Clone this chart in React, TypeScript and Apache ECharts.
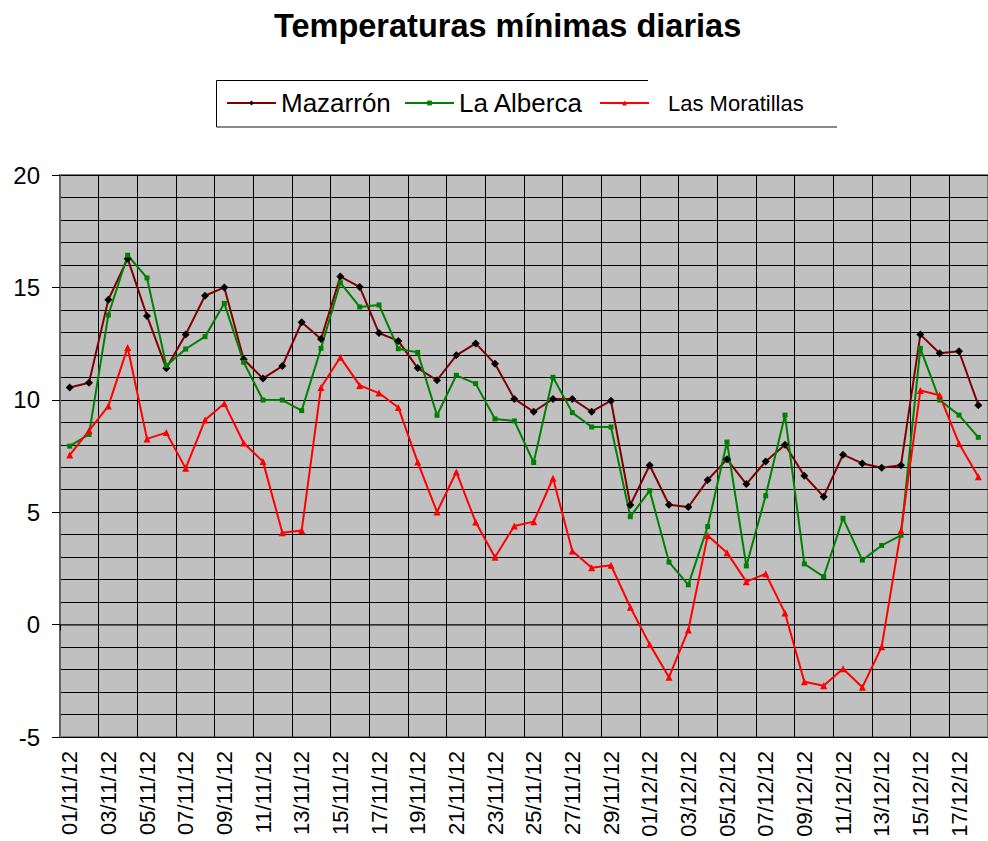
import React, { useEffect, useRef } from "react";
import * as echarts from "echarts";

const dates = [
  "01/11/12", "02/11/12", "03/11/12", "04/11/12", "05/11/12", "06/11/12", "07/11/12", "08/11/12",
  "09/11/12", "10/11/12", "11/11/12", "12/11/12", "13/11/12", "14/11/12", "15/11/12", "16/11/12",
  "17/11/12", "18/11/12", "19/11/12", "20/11/12", "21/11/12", "22/11/12", "23/11/12", "24/11/12",
  "25/11/12", "26/11/12", "27/11/12", "28/11/12", "29/11/12", "30/11/12", "01/12/12", "02/12/12",
  "03/12/12", "04/12/12", "05/12/12", "06/12/12", "07/12/12", "08/12/12", "09/12/12", "10/12/12",
  "11/12/12", "12/12/12", "13/12/12", "14/12/12", "15/12/12", "16/12/12", "17/12/12", "18/12/12",
];

const mazarron = [
  10.55, 10.76, 14.45, 16.28, 13.73, 11.4, 12.9, 14.63, 15.0, 11.8, 10.95, 11.5, 13.45, 12.7,
  15.48, 15.02, 12.97, 12.62, 11.41, 10.87, 11.98, 12.51, 11.6, 10.04, 9.47, 10.04, 10.04, 9.47, 9.96,
  5.32, 7.09,
  5.33, 5.23, 6.43, 7.35, 6.25, 7.26, 8.0, 6.62, 5.69, 7.56, 7.17, 6.98, 7.09,
  12.9, 12.07, 12.16, 9.76,
];

const laAlberca = [
  7.94, 8.46, 13.77, 16.43, 15.42, 11.52, 12.26, 12.81, 14.29, 11.67, 9.99, 9.99, 9.52, 12.29,
  15.21, 14.13, 14.22, 12.27, 12.11, 9.31, 11.09, 10.72, 9.15, 9.06, 7.21, 11.0, 9.43, 8.79, 8.79,
  4.8, 5.96,
  2.78, 1.77, 4.36, 8.12, 2.61, 5.73, 9.32, 2.7, 2.13, 4.73, 2.87, 3.52, 3.97,
  12.29, 9.99, 9.32, 8.33,
];

const moratillas = [
  7.54, 8.63, 9.72, 12.33, 8.26, 8.54, 6.95, 9.1, 9.84, 8.08, 7.25, 4.09, 4.19, 10.55,
  11.89, 10.64, 10.3, 9.66, 7.23, 5.01, 6.79, 4.56, 3.0, 4.39, 4.58, 6.51, 3.27, 2.53, 2.64,
  0.77, -0.88,
  -2.34, -0.24, 3.96, 3.2, 1.91, 2.26, 0.52, -2.54, -2.72, -1.96, -2.79, -0.99, 4.18,
  10.41, 10.2, 8.06, 6.58,
];

const seriesNames = ["Mazarrón", "La Alberca", "Las Moratillas"];
const titleText = "Temperaturas mínimas diarias";

const FONT = "'Liberation Sans', Arial, Helvetica, sans-serif";

export default function App() {
  const ref = useRef<HTMLDivElement>(null);

  useEffect(() => {
    if (!ref.current) return;
    const chart = echarts.init(ref.current, undefined, { renderer: "svg" });

    const legendBase = {
      orient: "horizontal",
      padding: 0,
      itemWidth: 49,
      itemHeight: 6,
      itemGap: 0,
      selectedMode: false,
    };

    chart.setOption({
      animation: false,
      backgroundColor: "#ffffff",
      title: {
        text: titleText,
        left: 274,
        top: 9,
        padding: 0,
        textStyle: {
          fontFamily: FONT,
          fontWeight: "bold",
          fontSize: 32.5,
          color: "#000000",
        },
      },
      legend: [
        {
          ...legendBase,
          left: 226,
          top: 90,
          data: [{ name: seriesNames[0] }],
          textStyle: { fontFamily: FONT, fontSize: 26, color: "#000000" },
        },
        {
          ...legendBase,
          left: 404,
          top: 90,
          data: [{ name: seriesNames[1] }],
          textStyle: { fontFamily: FONT, fontSize: 26, color: "#000000" },
        },
        {
          ...legendBase,
          left: 599,
          top: 92,
          data: [{ name: seriesNames[2] }],
          textStyle: { fontFamily: FONT, fontSize: 22, color: "#000000", padding: [0, 0, 0, 14] },
        },
      ],
      graphic: [
        {
          type: "line",
          shape: { x1: 216.5, y1: 80.5, x2: 648, y2: 80.5 },
          style: { stroke: "#000000", lineWidth: 1 },
          z: 10,
        },
        {
          type: "line",
          shape: { x1: 216.5, y1: 80.5, x2: 216.5, y2: 127 },
          style: { stroke: "#000000", lineWidth: 1 },
          z: 10,
        },
        {
          type: "line",
          shape: { x1: 216.5, y1: 127, x2: 837, y2: 127 },
          style: { stroke: "#606060", lineWidth: 1.5 },
          z: 10,
        },
      ],
      grid: {
        left: 60,
        top: 175,
        width: 936,
        height: 562,
        show: true,
        backgroundColor: "#c0c0c0",
        borderColor: "#808080",
        borderWidth: 2,
        containLabel: false,
      },
      xAxis: {
        type: "category",
        data: dates,
        boundaryGap: true,
        axisLine: { show: true, lineStyle: { color: "#404040", width: 1.5 } },
        axisTick: { show: true, interval: 1, length: 6, lineStyle: { color: "#000000" } },
        axisLabel: {
          interval: 1,
          rotate: 90,
          margin: 14,
          fontFamily: FONT,
          fontSize: 22,
          color: "#000000",
        },
        splitLine: { show: true, interval: 1, lineStyle: { color: "#000000", width: 1 } },
      },
      yAxis: {
        type: "value",
        min: -5,
        max: 20,
        interval: 5,
        axisLine: { show: true, lineStyle: { color: "#606060", width: 2 } },
        axisTick: { show: true, length: 8, lineStyle: { color: "#000000" } },
        axisLabel: {
          margin: 20,
          fontFamily: FONT,
          fontSize: 24,
          color: "#000000",
        },
        splitLine: { show: true, lineStyle: { color: "#000000", width: 1 } },
        minorTick: { show: false, splitNumber: 5 },
        minorSplitLine: { show: true, lineStyle: { color: "#000000", width: 1 } },
      },
      series: [
        {
          name: seriesNames[0],
          type: "line",
          data: mazarron,
          symbol: "diamond",
          symbolSize: 8,
          showAllSymbol: true,
          itemStyle: { color: "#000000" },
          lineStyle: { color: "#800000", width: 2 },
        },
        {
          name: seriesNames[1],
          type: "line",
          data: laAlberca,
          symbol: "rect",
          symbolSize: 5,
          showAllSymbol: true,
          itemStyle: { color: "#008000" },
          lineStyle: { color: "#008000", width: 2 },
        },
        {
          name: seriesNames[2],
          type: "line",
          data: moratillas,
          symbol: "triangle",
          symbolSize: 7,
          showAllSymbol: true,
          itemStyle: { color: "#ff0000" },
          lineStyle: { color: "#ff0000", width: 2 },
        },
      ],
    });

    return () => {
      chart.dispose();
    };
  }, []);

  return (
    <div
      ref={ref}
      style={{ position: "absolute", left: 0, top: 0, width: 988, height: 841, overflow: "hidden" }}
    />
  );
}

____

## [Task brief]
Leave out the pictures and print every line of the data exactly.

## [Answer for the task]
Clone this chart in React, TypeScript and Apache ECharts.
import React, { useEffect, useRef } from "react";
import * as echarts from "echarts";

const dates = [
  "01/11/12", "02/11/12", "03/11/12", "04/11/12", "05/11/12", "06/11/12", "07/11/12", "08/11/12",
  "09/11/12", "10/11/12", "11/11/12", "12/11/12", "13/11/12", "14/11/12", "15/11/12", "16/11/12",
  "17/11/12", "18/11/12", "19/11/12", "20/11/12", "21/11/12", "22/11/12", "23/11/12", "24/11/12",
  "25/11/12", "26/11/12", "27/11/12", "28/11/12", "29/11/12", "30/11/12", "01/12/12", "02/12/12",
  "03/12/12", "04/12/12", "05/12/12", "06/12/12", "07/12/12", "08/12/12", "09/12/12", "10/12/12",
  "11/12/12", "12/12/12", "13/12/12", "14/12/12", "15/12/12", "16/12/12", "17/12/12", "18/12/12",
];

const mazarron = [
  10.55, 10.76, 14.45, 16.28, 13.73, 11.4, 12.9, 14.63, 15.0, 11.8, 10.95, 11.5, 13.45, 12.7,
  15.48, 15.02, 12.97, 12.62, 11.41, 10.87, 11.98, 12.51, 11.6, 10.04, 9.47, 10.04, 10.04, 9.47, 9.96,
  5.32, 7.09,
  5.33, 5.23, 6.43, 7.35, 6.25, 7.26, 8.0, 6.62, 5.69, 7.56, 7.17, 6.98, 7.09,
  12.9, 12.07, 12.16, 9.76,
];

const laAlberca = [
  7.94, 8.46, 13.77, 16.43, 15.42, 11.52, 12.26, 12.81, 14.29, 11.67, 9.99, 9.99, 9.52, 12.29,
  15.21, 14.13, 14.22, 12.27, 12.11, 9.31, 11.09, 10.72, 9.15, 9.06, 7.21, 11.0, 9.43, 8.79, 8.79,
  4.8, 5.96,
  2.78, 1.77, 4.36, 8.12, 2.61, 5.73, 9.32, 2.7, 2.13, 4.73, 2.87, 3.52, 3.97,
  12.29, 9.99, 9.32, 8.33,
];

const moratillas = [
  7.54, 8.63, 9.72, 12.33, 8.26, 8.54, 6.95, 9.1, 9.84, 8.08, 7.25, 4.09, 4.19, 10.55,
  11.89, 10.64, 10.3, 9.66, 7.23, 5.01, 6.79, 4.56, 3.0, 4.39, 4.58, 6.51, 3.27, 2.53, 2.64,
  0.77, -0.88,
  -2.34, -0.24, 3.96, 3.2, 1.91, 2.26, 0.52, -2.54, -2.72, -1.96, -2.79, -0.99, 4.18,
  10.41, 10.2, 8.06, 6.58,
];

const seriesNames = ["Mazarrón", "La Alberca", "Las Moratillas"];
const titleText = "Temperaturas mínimas diarias";

const FONT = "'Liberation Sans', Arial, Helvetica, sans-serif";

export default function App() {
  const ref = useRef<HTMLDivElement>(null);

  useEffect(() => {
    if (!ref.current) return;
    const chart = echarts.init(ref.current, undefined, { renderer: "svg" });

    const legendBase = {
      orient: "horizontal",
      padding: 0,
      itemWidth: 49,
      itemHeight: 6,
      itemGap: 0,
      selectedMode: false,
    };

    chart.setOption({
      animation: false,
      backgroundColor: "#ffffff",
      title: {
        text: titleText,
        left: 274,
        top: 9,
        padding: 0,
        textStyle: {
          fontFamily: FONT,
          fontWeight: "bold",
          fontSize: 32.5,
          color: "#000000",
        },
      },
      legend: [
        {
          ...legendBase,
          left: 226,
          top: 90,
          data: [{ name: seriesNames[0] }],
          textStyle: { fontFamily: FONT, fontSize: 26, color: "#000000" },
        },
        {
          ...legendBase,
          left: 404,
          top: 90,
          data: [{ name: seriesNames[1] }],
          textStyle: { fontFamily: FONT, fontSize: 26, color: "#000000" },
        },
        {
          ...legendBase,
          left: 599,
          top: 92,
          data: [{ name: seriesNames[2] }],
          textStyle: { fontFamily: FONT, fontSize: 22, color: "#000000", padding: [0, 0, 0, 14] },
        },
      ],
      graphic: [
        {
          type: "line",
          shape: { x1: 216.5, y1: 80.5, x2: 648, y2: 80.5 },
          style: { stroke: "#000000", lineWidth: 1 },
          z: 10,
        },
        {
          type: "line",
          shape: { x1: 216.5, y1: 80.5, x2: 216.5, y2: 127 },
          style: { stroke: "#000000", lineWidth: 1 },
          z: 10,
        },
        {
          type: "line",
          shape: { x1: 216.5, y1: 127, x2: 837, y2: 127 },
          style: { stroke: "#606060", lineWidth: 1.5 },
          z: 10,
        },
      ],
      grid: {
        left: 60,
        top: 175,
        width: 936,
        height: 562,
        show: true,
        backgroundColor: "#c0c0c0",
        borderColor: "#808080",
        borderWidth: 2,
        containLabel: false,
      },
      xAxis: {
        type: "category",
        data: dates,
        boundaryGap: true,
        axisLine: { show: true, lineStyle: { color: "#404040", width: 1.5 } },
        axisTick: { show: true, interval: 1, length: 6, lineStyle: { color: "#000000" } },
        axisLabel: {
          interval: 1,
          rotate: 90,
          margin: 14,
          fontFamily: FONT,
          fontSize: 22,
          color: "#000000",
        },
        splitLine: { show: true, interval: 1, lineStyle: { color: "#000000", width: 1 } },
      },
      yAxis: {
        type: "value",
        min: -5,
        max: 20,
        interval: 5,
        axisLine: { show: true, lineStyle: { color: "#606060", width: 2 } },
        axisTick: { show: true, length: 8, lineStyle: { color: "#000000" } },
        axisLabel: {
          margin: 20,
          fontFamily: FONT,
          fontSize: 24,
          color: "#000000",
        },
        splitLine: { show: true, lineStyle: { color: "#000000", width: 1 } },
        minorTick: { show: false, splitNumber: 5 },
        minorSplitLine: { show: true, lineStyle: { color: "#000000", width: 1 } },
      },
      series: [
        {
          name: seriesNames[0],
          type: "line",
          data: mazarron,
          symbol: "diamond",
          symbolSize: 8,
          showAllSymbol: true,
          itemStyle: { color: "#000000" },
          lineStyle: { color: "#800000", width: 2 },
        },
        {
          name: seriesNames[1],
          type: "line",
          data: laAlberca,
          symbol: "rect",
          symbolSize: 5,
          showAllSymbol: true,
          itemStyle: { color: "#008000" },
          lineStyle: { color: "#008000", width: 2 },
        },
        {
          name: seriesNames[2],
          type: "line",
          data: moratillas,
          symbol: "triangle",
          symbolSize: 7,
          showAllSymbol: true,
          itemStyle: { color: "#ff0000" },
          lineStyle: { color: "#ff0000", width: 2 },
        },
      ],
    });

    return () => {
      chart.dispose();
    };
  }, []);

  return (
    <div
      ref={ref}
      style={{ position: "absolute", left: 0, top: 0, width: 988, height: 841, overflow: "hidden" }}
    />
  );
}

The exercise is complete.